**Set exercise**: Scan the data for "code" and copy the lines it appears in.

─── Dataset content ───

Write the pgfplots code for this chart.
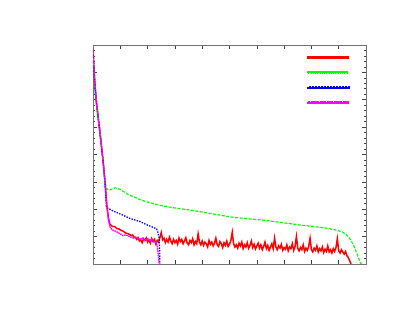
\documentclass[border=0pt]{standalone}
\usepackage{pgfplots}
\pgfplotsset{compat=1.18}
\definecolor{gpred}{rgb}{1,0,0}
\definecolor{gpgreen}{rgb}{0,1,0}
\definecolor{gpblue}{rgb}{0,0,1}
\definecolor{gpmag}{rgb}{1,0,1}
\begin{document}
\begin{tikzpicture}
\begin{axis}[name=ax, scale only axis, width=273pt, height=219pt,
  xmin=0, xmax=10, ymin=0, ymax=8,
  xtick={0,...,10}, ytick={0,...,8}, minor y tick num=4,
  xticklabels={}, yticklabels={},
  tick align=inside, major tick length=4pt, minor tick length=2pt,
  axis line style={black!55}, every tick/.style={black!75, line width=0.6pt},
  legend image code/.code={\draw[line cap=butt,#1] (0pt,0pt) -- (40pt,0pt);},
  legend style={draw=none, fill=none, inner sep=0pt, row sep=9.63pt,
    at={(axis cs:9.55,7.66)}, anchor=north east},
  legend cell align=left]
\addplot[draw=gpred, line width=1.5pt,
  legend image code/.code={\fill[gpred] (0pt,-1pt) rectangle (40pt,1pt);}] coordinates {
(0,7.85) (0.03,7.2) (0.07,6.55) (0.13,5.85) (0.25,4.85) (0.37,3.75) (0.44,3.0)
(0.5,2.2) (0.56,1.7) (0.62,1.45) (0.7,1.38) (0.8,1.36) (0.86,1.30) (0.95,1.28) (1.0,1.24) (1.1,1.2) (1.2,1.13) (1.3,1.10) (1.4,1.04) (1.45,1.06) (1.5,0.98)
(1.55,0.98) (1.60,0.90) (1.65,0.96) (1.70,0.84) (1.75,0.88) (1.80,0.78) (1.85,0.92) (1.90,0.86) (1.95,0.95) (2.00,0.80)
(2.05,0.88) (2.10,0.76) (2.15,0.93) (2.20,0.82) (2.25,0.90) (2.30,0.74) (2.35,0.86) (2.40,0.80) (2.45,0.97) (2.50,1.15)
(2.55,0.88) (2.60,0.94) (2.65,0.78) (2.70,0.90) (2.75,0.80) (2.80,0.98) (2.85,0.84) (2.90,0.74) (2.95,0.90) (3.00,0.78)
(3.05,0.86) (3.10,0.72) (3.15,0.95) (3.20,0.82) (3.25,0.90) (3.30,0.74) (3.35,0.84) (3.40,0.96) (3.45,0.76) (3.50,0.70)
(3.55,0.86) (3.60,0.78) (3.65,0.92) (3.70,0.70) (3.75,0.82) (3.80,0.74) (3.85,1.10) (3.90,0.80) (3.95,0.70) (4.00,0.84)
(4.05,0.68) (4.10,0.80) (4.15,0.74) (4.20,0.62) (4.25,0.86) (4.30,0.72) (4.35,0.80) (4.40,0.66) (4.45,0.76) (4.50,0.94)
(4.55,0.70) (4.60,0.64) (4.65,0.82) (4.70,0.74) (4.75,0.60) (4.80,0.78) (4.85,0.68) (4.90,0.84) (4.95,0.64) (5.00,0.72)
(5.05,0.86) (5.10,1.16) (5.15,0.74) (5.20,0.62) (5.25,0.70) (5.30,0.58) (5.35,0.76) (5.40,0.66) (5.45,0.80) (5.50,0.56)
(5.55,0.70) (5.60,0.62) (5.65,0.78) (5.70,0.58) (5.75,0.68) (5.80,0.84) (5.85,0.60) (5.90,0.72) (5.95,0.55) (6.00,0.66)
(6.05,0.76) (6.10,0.58) (6.15,0.70) (6.20,0.52) (6.25,0.64) (6.30,0.80) (6.35,0.56) (6.40,0.68) (6.45,0.50) (6.50,0.62)
(6.55,0.74) (6.60,0.56) (6.65,0.94) (6.70,0.62) (6.75,0.52) (6.80,0.66) (6.85,0.58) (6.90,0.72) (6.95,0.50) (7.00,0.60)
(7.05,0.54) (7.10,0.70) (7.15,0.48) (7.20,0.62) (7.25,0.56) (7.30,0.74) (7.35,0.50) (7.40,0.64) (7.45,1.00) (7.50,0.58)
(7.55,0.48) (7.60,0.60) (7.65,0.52) (7.70,0.70) (7.75,0.46) (7.80,0.58) (7.85,0.50) (7.90,0.64) (7.95,0.94) (8.00,0.52)
(8.05,0.44) (8.10,0.58) (8.15,0.50) (8.20,0.66) (8.25,0.44) (8.30,0.56) (8.35,0.48) (8.40,0.62) (8.45,0.42) (8.50,0.54)
(8.55,0.46) (8.60,0.66) (8.65,0.44) (8.70,0.52) (8.75,0.40) (8.80,0.56) (8.85,0.46) (8.90,0.60) (8.95,0.92) (9.00,0.48)
(9.05,0.40) (9.10,0.52) (9.15,0.44) (9.20,0.36) (9.25,0.46) (9.30,0.30) (9.35,0.24) (9.40,0.12) (9.45,0.0)
};
\addlegendentry{}
\addplot[draw=gpgreen, line width=1.2pt, dash pattern=on 3pt off 1.5pt,
  legend image code/.code={\foreach \i in {0,...,8} {\fill[gpgreen] (4.5*\i pt,-1pt) rectangle +(3pt,2pt);}}] coordinates {
(0,7.85) (0.03,7.2) (0.07,6.55) (0.13,5.85) (0.25,4.85) (0.37,3.75) (0.44,3.0)
(0.49,2.75) (0.55,2.72) (0.62,2.70) (0.7,2.74) (0.8,2.78) (0.9,2.76) (1.0,2.72) (1.1,2.66) (1.25,2.56)
(1.45,2.47) (1.6,2.41) (1.7,2.36) (1.85,2.31) (1.97,2.27) (2.1,2.24) (2.25,2.19) (2.4,2.16) (2.55,2.12) (2.7,2.10) (2.9,2.06) (3.05,2.04) (3.2,2.02) (3.35,2.00) (3.5,1.98) (3.71,1.95)
(3.85,1.92) (4.0,1.90) (4.2,1.86) (4.35,1.84) (4.5,1.81) (4.7,1.78) (4.96,1.73) (5.2,1.70) (5.5,1.67) (5.8,1.64) (6.18,1.61) (6.5,1.57) (6.8,1.53) (7.1,1.49) (7.4,1.45) (7.7,1.41) (8.0,1.38) (8.3,1.34) (8.62,1.30)
(8.9,1.24) (9.11,1.18) (9.25,1.10) (9.35,1.0) (9.45,0.86) (9.54,0.69) (9.66,0.39) (9.78,0.08) (9.82,0)
};
\addlegendentry{}
\addplot[draw=gpblue, line width=1.3pt, dash pattern=on 1.4pt off 1.3pt,
  legend image code/.code={\foreach \i in {0,...,13} {\fill[gpblue] (3*\i pt,-1pt) rectangle +(1.8pt,2pt);}}] coordinates {
(0,7.85) (0.03,7.2) (0.07,6.55) (0.13,5.85) (0.25,4.85) (0.37,3.75) (0.44,3.0)
(0.49,2.1) (0.55,2.03) (0.62,2.0) (0.75,1.93) (0.9,1.87) (1.1,1.78) (1.36,1.66) (1.72,1.55) (2.0,1.42)
(2.2,1.34) (2.33,1.28) (2.38,1.15) (2.42,0.95) (2.44,0.5) (2.45,0)
};
\addlegendentry{}
\addplot[draw=gpmag, line width=1.4pt, dash pattern=on 1.5pt off 0.7pt,
  legend image code/.code={\foreach \i in {0,...,17} {\fill[gpmag] (2.3*\i pt,-1pt) rectangle +(1.5pt,2pt);}}] coordinates {
(0,7.85) (0.03,7.2) (0.07,6.55) (0.13,5.85) (0.25,4.85) (0.37,3.75) (0.44,3.0)
(0.5,2.2) (0.56,1.65) (0.62,1.36) (0.7,1.25) (0.86,1.18) (1.0,1.10) (1.1,1.04) (1.2,1.06) (1.35,1.0)
(1.5,0.94) (1.6,0.97) (1.72,0.90) (1.82,0.95) (1.9,0.86) (2.0,0.92) (2.08,0.84) (2.15,0.90) (2.2,0.82)
(2.3,0.80) (2.36,0.63) (2.39,0.35) (2.41,0.15) (2.42,0)
};
\addlegendentry{}
\end{axis}
\path ([shift={(-93pt,-50pt)}]ax.south west) rectangle ([shift={(27pt,45pt)}]ax.north east);
\end{tikzpicture}
\end{document}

───

**Task output**:
Write the pgfplots code for this chart.
  legend image code/.code={\draw[line cap=butt,#1] (0pt,0pt) -- (40pt,0pt);},
  legend image code/.code={\fill[gpred] (0pt,-1pt) rectangle (40pt,1pt);}] coordinates {
  legend image code/.code={\foreach \i in {0,...,8} {\fill[gpgreen] (4.5*\i pt,-1pt) rectangle +(3pt,2pt);}}] coordinates {
  legend image code/.code={\foreach \i in {0,...,13} {\fill[gpblue] (3*\i pt,-1pt) rectangle +(1.8pt,2pt);}}] coordinates {
  legend image code/.code={\foreach \i in {0,...,17} {\fill[gpmag] (2.3*\i pt,-1pt) rectangle +(1.5pt,2pt);}}] coordinates {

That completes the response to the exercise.